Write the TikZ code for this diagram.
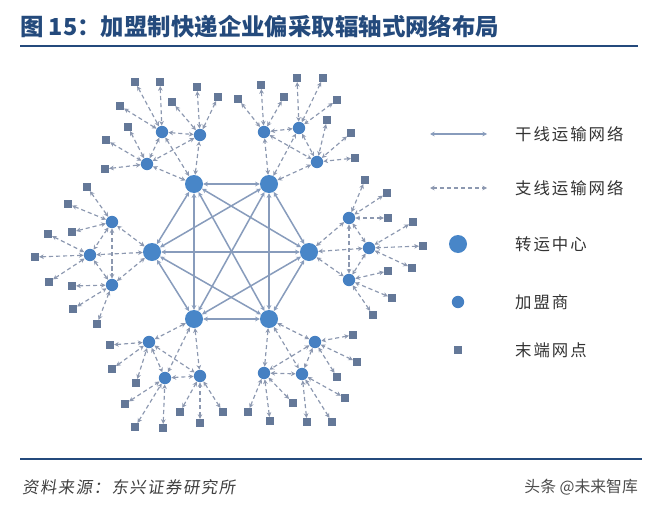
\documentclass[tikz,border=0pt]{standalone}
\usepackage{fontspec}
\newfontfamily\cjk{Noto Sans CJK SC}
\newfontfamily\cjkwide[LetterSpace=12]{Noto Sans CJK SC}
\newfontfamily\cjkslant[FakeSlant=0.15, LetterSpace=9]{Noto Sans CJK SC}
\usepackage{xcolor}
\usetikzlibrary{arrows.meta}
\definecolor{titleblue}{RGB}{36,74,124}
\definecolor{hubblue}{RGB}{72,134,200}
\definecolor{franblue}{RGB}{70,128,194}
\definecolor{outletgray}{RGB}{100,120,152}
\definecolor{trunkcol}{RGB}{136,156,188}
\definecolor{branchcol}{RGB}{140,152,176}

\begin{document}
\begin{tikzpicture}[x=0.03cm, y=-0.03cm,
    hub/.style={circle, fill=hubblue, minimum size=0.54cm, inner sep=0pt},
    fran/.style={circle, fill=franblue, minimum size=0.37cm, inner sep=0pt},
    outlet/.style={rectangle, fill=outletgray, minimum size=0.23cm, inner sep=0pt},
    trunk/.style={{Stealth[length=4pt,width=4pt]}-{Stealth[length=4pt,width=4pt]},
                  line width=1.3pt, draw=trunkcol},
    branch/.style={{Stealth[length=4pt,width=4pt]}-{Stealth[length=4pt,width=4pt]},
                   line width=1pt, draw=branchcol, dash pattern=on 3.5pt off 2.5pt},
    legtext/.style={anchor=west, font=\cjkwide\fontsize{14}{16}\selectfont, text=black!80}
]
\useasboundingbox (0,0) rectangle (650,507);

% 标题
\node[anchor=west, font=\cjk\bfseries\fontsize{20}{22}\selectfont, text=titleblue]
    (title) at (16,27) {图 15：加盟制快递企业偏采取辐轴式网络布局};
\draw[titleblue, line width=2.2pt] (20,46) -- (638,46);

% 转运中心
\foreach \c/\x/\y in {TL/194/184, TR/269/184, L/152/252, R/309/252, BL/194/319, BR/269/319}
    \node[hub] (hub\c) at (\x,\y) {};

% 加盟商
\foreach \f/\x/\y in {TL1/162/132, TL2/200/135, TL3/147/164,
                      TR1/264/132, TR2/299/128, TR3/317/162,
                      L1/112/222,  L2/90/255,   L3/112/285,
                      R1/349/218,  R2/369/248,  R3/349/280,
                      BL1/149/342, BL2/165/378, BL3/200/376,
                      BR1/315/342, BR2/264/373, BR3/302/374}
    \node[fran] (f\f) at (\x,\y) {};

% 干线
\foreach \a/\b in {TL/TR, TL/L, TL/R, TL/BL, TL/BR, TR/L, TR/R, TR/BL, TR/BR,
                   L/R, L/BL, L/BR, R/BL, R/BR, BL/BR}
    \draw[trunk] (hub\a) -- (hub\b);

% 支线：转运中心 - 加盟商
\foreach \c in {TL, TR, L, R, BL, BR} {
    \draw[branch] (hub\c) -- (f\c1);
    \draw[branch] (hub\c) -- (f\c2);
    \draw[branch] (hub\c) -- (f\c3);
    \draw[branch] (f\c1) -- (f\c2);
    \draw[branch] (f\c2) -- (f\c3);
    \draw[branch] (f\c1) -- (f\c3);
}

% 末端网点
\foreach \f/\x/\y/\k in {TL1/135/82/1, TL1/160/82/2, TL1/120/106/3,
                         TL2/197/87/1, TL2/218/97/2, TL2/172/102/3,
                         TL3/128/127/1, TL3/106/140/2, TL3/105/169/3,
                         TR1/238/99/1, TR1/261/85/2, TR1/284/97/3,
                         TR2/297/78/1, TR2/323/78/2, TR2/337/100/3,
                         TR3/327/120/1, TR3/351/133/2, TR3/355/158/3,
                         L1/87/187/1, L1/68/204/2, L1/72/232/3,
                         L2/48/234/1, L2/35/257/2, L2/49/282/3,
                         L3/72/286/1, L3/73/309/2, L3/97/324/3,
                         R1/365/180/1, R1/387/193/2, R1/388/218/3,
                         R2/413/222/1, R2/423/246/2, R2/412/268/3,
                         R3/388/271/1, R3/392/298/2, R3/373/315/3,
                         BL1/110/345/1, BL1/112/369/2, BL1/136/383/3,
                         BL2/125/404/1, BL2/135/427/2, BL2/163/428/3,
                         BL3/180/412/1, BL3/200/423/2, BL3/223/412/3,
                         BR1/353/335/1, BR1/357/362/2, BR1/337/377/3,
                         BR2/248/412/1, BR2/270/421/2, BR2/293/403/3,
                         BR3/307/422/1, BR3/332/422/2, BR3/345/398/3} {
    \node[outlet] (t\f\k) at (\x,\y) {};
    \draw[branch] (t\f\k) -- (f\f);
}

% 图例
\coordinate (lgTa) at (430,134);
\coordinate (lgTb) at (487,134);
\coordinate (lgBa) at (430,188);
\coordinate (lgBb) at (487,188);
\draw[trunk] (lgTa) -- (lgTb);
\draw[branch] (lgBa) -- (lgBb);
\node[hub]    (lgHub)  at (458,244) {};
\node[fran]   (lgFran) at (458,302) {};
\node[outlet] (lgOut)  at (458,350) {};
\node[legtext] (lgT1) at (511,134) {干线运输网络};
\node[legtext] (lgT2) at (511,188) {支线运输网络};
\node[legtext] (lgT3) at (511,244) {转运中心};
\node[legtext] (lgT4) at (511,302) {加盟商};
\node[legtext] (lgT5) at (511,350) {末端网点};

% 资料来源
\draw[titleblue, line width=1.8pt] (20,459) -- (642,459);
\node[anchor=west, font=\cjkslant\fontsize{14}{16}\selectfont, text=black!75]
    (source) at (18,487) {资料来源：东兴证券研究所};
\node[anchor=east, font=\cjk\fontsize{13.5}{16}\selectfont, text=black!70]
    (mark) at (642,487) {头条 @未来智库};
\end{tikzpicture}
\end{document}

* * * * *

[PROBLEM DESCRIPTION] Repeat the full listing above exactly, with no pictures in the copy.

[TASK OUTPUT]
Write the TikZ code for this diagram.
\documentclass[tikz,border=0pt]{standalone}
\usepackage{fontspec}
\newfontfamily\cjk{Noto Sans CJK SC}
\newfontfamily\cjkwide[LetterSpace=12]{Noto Sans CJK SC}
\newfontfamily\cjkslant[FakeSlant=0.15, LetterSpace=9]{Noto Sans CJK SC}
\usepackage{xcolor}
\usetikzlibrary{arrows.meta}
\definecolor{titleblue}{RGB}{36,74,124}
\definecolor{hubblue}{RGB}{72,134,200}
\definecolor{franblue}{RGB}{70,128,194}
\definecolor{outletgray}{RGB}{100,120,152}
\definecolor{trunkcol}{RGB}{136,156,188}
\definecolor{branchcol}{RGB}{140,152,176}

\begin{document}
\begin{tikzpicture}[x=0.03cm, y=-0.03cm,
    hub/.style={circle, fill=hubblue, minimum size=0.54cm, inner sep=0pt},
    fran/.style={circle, fill=franblue, minimum size=0.37cm, inner sep=0pt},
    outlet/.style={rectangle, fill=outletgray, minimum size=0.23cm, inner sep=0pt},
    trunk/.style={{Stealth[length=4pt,width=4pt]}-{Stealth[length=4pt,width=4pt]},
                  line width=1.3pt, draw=trunkcol},
    branch/.style={{Stealth[length=4pt,width=4pt]}-{Stealth[length=4pt,width=4pt]},
                   line width=1pt, draw=branchcol, dash pattern=on 3.5pt off 2.5pt},
    legtext/.style={anchor=west, font=\cjkwide\fontsize{14}{16}\selectfont, text=black!80}
]
\useasboundingbox (0,0) rectangle (650,507);

% 标题
\node[anchor=west, font=\cjk\bfseries\fontsize{20}{22}\selectfont, text=titleblue]
    (title) at (16,27) {图 15：加盟制快递企业偏采取辐轴式网络布局};
\draw[titleblue, line width=2.2pt] (20,46) -- (638,46);

% 转运中心
\foreach \c/\x/\y in {TL/194/184, TR/269/184, L/152/252, R/309/252, BL/194/319, BR/269/319}
    \node[hub] (hub\c) at (\x,\y) {};

% 加盟商
\foreach \f/\x/\y in {TL1/162/132, TL2/200/135, TL3/147/164,
                      TR1/264/132, TR2/299/128, TR3/317/162,
                      L1/112/222,  L2/90/255,   L3/112/285,
                      R1/349/218,  R2/369/248,  R3/349/280,
                      BL1/149/342, BL2/165/378, BL3/200/376,
                      BR1/315/342, BR2/264/373, BR3/302/374}
    \node[fran] (f\f) at (\x,\y) {};

% 干线
\foreach \a/\b in {TL/TR, TL/L, TL/R, TL/BL, TL/BR, TR/L, TR/R, TR/BL, TR/BR,
                   L/R, L/BL, L/BR, R/BL, R/BR, BL/BR}
    \draw[trunk] (hub\a) -- (hub\b);

% 支线：转运中心 - 加盟商
\foreach \c in {TL, TR, L, R, BL, BR} {
    \draw[branch] (hub\c) -- (f\c1);
    \draw[branch] (hub\c) -- (f\c2);
    \draw[branch] (hub\c) -- (f\c3);
    \draw[branch] (f\c1) -- (f\c2);
    \draw[branch] (f\c2) -- (f\c3);
    \draw[branch] (f\c1) -- (f\c3);
}

% 末端网点
\foreach \f/\x/\y/\k in {TL1/135/82/1, TL1/160/82/2, TL1/120/106/3,
                         TL2/197/87/1, TL2/218/97/2, TL2/172/102/3,
                         TL3/128/127/1, TL3/106/140/2, TL3/105/169/3,
                         TR1/238/99/1, TR1/261/85/2, TR1/284/97/3,
                         TR2/297/78/1, TR2/323/78/2, TR2/337/100/3,
                         TR3/327/120/1, TR3/351/133/2, TR3/355/158/3,
                         L1/87/187/1, L1/68/204/2, L1/72/232/3,
                         L2/48/234/1, L2/35/257/2, L2/49/282/3,
                         L3/72/286/1, L3/73/309/2, L3/97/324/3,
                         R1/365/180/1, R1/387/193/2, R1/388/218/3,
                         R2/413/222/1, R2/423/246/2, R2/412/268/3,
                         R3/388/271/1, R3/392/298/2, R3/373/315/3,
                         BL1/110/345/1, BL1/112/369/2, BL1/136/383/3,
                         BL2/125/404/1, BL2/135/427/2, BL2/163/428/3,
                         BL3/180/412/1, BL3/200/423/2, BL3/223/412/3,
                         BR1/353/335/1, BR1/357/362/2, BR1/337/377/3,
                         BR2/248/412/1, BR2/270/421/2, BR2/293/403/3,
                         BR3/307/422/1, BR3/332/422/2, BR3/345/398/3} {
    \node[outlet] (t\f\k) at (\x,\y) {};
    \draw[branch] (t\f\k) -- (f\f);
}

% 图例
\coordinate (lgTa) at (430,134);
\coordinate (lgTb) at (487,134);
\coordinate (lgBa) at (430,188);
\coordinate (lgBb) at (487,188);
\draw[trunk] (lgTa) -- (lgTb);
\draw[branch] (lgBa) -- (lgBb);
\node[hub]    (lgHub)  at (458,244) {};
\node[fran]   (lgFran) at (458,302) {};
\node[outlet] (lgOut)  at (458,350) {};
\node[legtext] (lgT1) at (511,134) {干线运输网络};
\node[legtext] (lgT2) at (511,188) {支线运输网络};
\node[legtext] (lgT3) at (511,244) {转运中心};
\node[legtext] (lgT4) at (511,302) {加盟商};
\node[legtext] (lgT5) at (511,350) {末端网点};

% 资料来源
\draw[titleblue, line width=1.8pt] (20,459) -- (642,459);
\node[anchor=west, font=\cjkslant\fontsize{14}{16}\selectfont, text=black!75]
    (source) at (18,487) {资料来源：东兴证券研究所};
\node[anchor=east, font=\cjk\fontsize{13.5}{16}\selectfont, text=black!70]
    (mark) at (642,487) {头条 @未来智库};
\end{tikzpicture}
\end{document}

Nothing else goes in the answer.